The Greeks took family dysfunction to epic proportions in their myths, and keeping track of the nasty things the gods, humans, and demigods did to each other can make your head spin.  It seems fitting therefore that perennial Hollywood bad guy Fiennes yet again dons the fantasy villain robe, probably a Voldemort cast-off.  He wears villain roles like a second skin, but with this performance it seems like it’s wearing thin for him, and maybe he’s starting to get bored.  Fiennes is Oscar-nominated, and when he’s directed well, evil incarnate shines in the eyes of the villains he plays.  Not here.  The audience can only wince as one of the great Shakespearean actors of our time mutters such cringe-worthy gems as “Let’s have some fun” to Zeus after he has an absolutely inexplicable change of heart and decides to help his brother defeat Kronos.  Cue the bad special effects.
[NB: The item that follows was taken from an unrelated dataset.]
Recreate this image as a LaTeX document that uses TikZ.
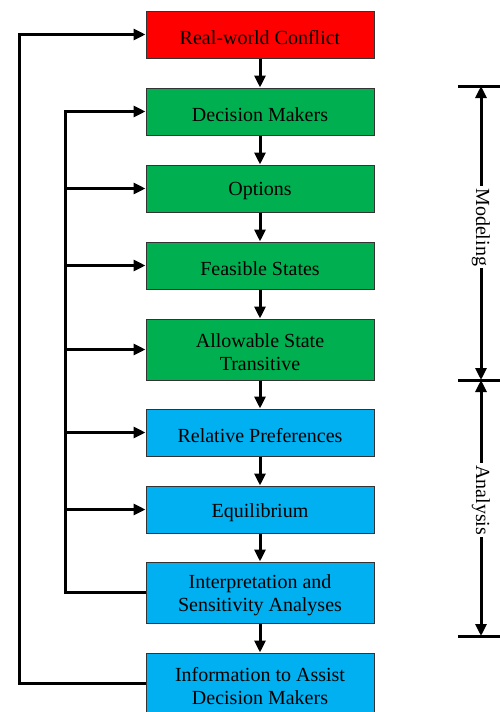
\documentclass[tikz,border=0pt]{standalone}
\usepackage{fontspec}
\setmainfont{Liberation Serif}
\usetikzlibrary{arrows.meta}
\definecolor{cred}{HTML}{FF0000}
\definecolor{cgreen}{HTML}{00B050}
\definecolor{cblue}{HTML}{00B0F0}
\begin{document}
\begin{tikzpicture}[x=0.5pt,y=-0.5pt,
  box/.style={draw=black!80, line width=0.5pt, minimum width=114pt, inner sep=0pt},
  box1/.style={box, minimum height=23.5pt},
  box2/.style={box, minimum height=30.5pt},
  txt/.style={align=center, font=\fontsize{10}{11.5}\selectfont, inner sep=0pt, yshift=-1.4pt},
  arr/.style={line width=1.5pt, -{Triangle[length=6pt,width=5.5pt]}},
  ln/.style={line width=1.5pt},
  lbl/.style={fill=white, rotate=-90, font=\fontsize{10}{11}\selectfont, inner sep=1pt}]
\useasboundingbox (0,0) rectangle (499,712);
\node[box1, fill=cred]   (b1) at (260,34.5)  {};
\node[box1, fill=cgreen] (b2) at (260,111.5) {};
\node[box1, fill=cgreen] (b3) at (260,188.5) {};
\node[box1, fill=cgreen] (b4) at (260,265.5) {};
\node[box2, fill=cgreen] (b5) at (260,349.5) {};
\node[box1, fill=cblue]  (b6) at (260,432.5) {};
\node[box1, fill=cblue]  (b7) at (260,509.5) {};
\node[box2, fill=cblue]  (b8) at (260,592.5) {};
\node[box2, fill=cblue]  (b9) at (260,683.5) {};
\node[txt] (t1) at (b1) {Real-world Conflict};
\node[txt] (t2) at (b2) {Decision Makers};
\node[txt] (t3) at (b3) {Options};
\node[txt] (t4) at (b4) {Feasible States};
\node[txt] (t5) at (b5) {Allowable State\\Transitive};
\node[txt] (t6) at (b6) {Relative Preferences};
\node[txt] (t7) at (b7) {Equilibrium};
\node[txt] (t8) at (b8) {Interpretation and\\Sensitivity Analyses};
\node[txt] (t9) at (b9) {Information to Assist\\Decision Makers};
\foreach \a/\b in {b1/b2,b2/b3,b3/b4,b4/b5,b5/b6,b6/b7,b7/b8,b8/b9}
  \draw[arr] (\a.south) -- (\b.north);
\coordinate (outer) at (19,0);
\coordinate (inner) at (65,0);
\draw[arr] (b9.west) -- (b9.west -| outer) |- (b1.west);
\draw[arr] (b8.west) -- (b8.west -| inner) |- (b2.west);
\foreach \b in {b3,b4,b5,b6,b7}
  \draw[arr] (\b.west -| inner) -- (\b.west);
\coordinate (t1l) at (458,86);  \coordinate (t1r) at (505,86);
\coordinate (t2l) at (458,380); \coordinate (t2r) at (505,380);
\coordinate (t3l) at (458,636); \coordinate (t3r) at (505,636);
\coordinate (m1) at (481,86); \coordinate (m2) at (481,380); \coordinate (m3) at (481,636);
\draw[ln] (t1l) -- (t1r);
\draw[ln] (t2l) -- (t2r);
\draw[ln] (t3l) -- (t3r);
\draw[line width=1.5pt, {Triangle[length=6pt,width=5.5pt]}-{Triangle[length=6pt,width=5.5pt]}] (m1) -- node[lbl, pos=0.48] {Modeling} (m2);
\draw[line width=1.5pt, {Triangle[length=6pt,width=5.5pt]}-{Triangle[length=6pt,width=5.5pt]}] (m2) -- node[lbl, pos=0.47] {Analysis} (m3);
\end{tikzpicture}
\end{document}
Ralph Fiennes bored out of his mind as the villain Hades:
he must have gotten one hell of a pay check

As he loses his powers Liam Neeson as Zeus is made up to resemble a Santa-Clause impersonation of Dumbledor and Gandalph the Grey.  Neeson is also Oscar-nominated, and it’s impossible for him not to invest himself in each role he performs with every ounce of his being.  He even manages a tear rolling down his cheek, but his heartfelt efforts are a lone cry in the wilderness of a cast and creative team who just don’t seem to care.  His talents are wasted here, unfortunately, and so are those of Rosamund Pike.  She has delivered admirable performances in other films such as the stellar An Education.  Her role is fairly significant and allows her to be more than eye candy, but unfortunately she has no chemistry with Sam Worthington.  Her big moment is a speech about humans having hope, but she sounds more like she’s stumping for Obama.  
The screenplay is a litany of Screenwriting 101 “don’t”s, right down to Perseus explaining to Zeus that his son is his reason for living and fighting.  Show, don’t tell, people.  As for Sam Worthington, he has a resume a mile long, but he remains as stony-faced throughout this film as a marble bust of the hero he portrays.
By the end, I was praying to the filmmaking gods, or anyone who would listen, really: please don’t let there be another sequel to this steaming pile of Zeus’ excrement.  
But who am I kidding?

Reel Mama's rating: Appropriate for 13 and up.  While there isn't any strong language or sexual content to worry about, the film's violence is very intense, though not gory or bloody.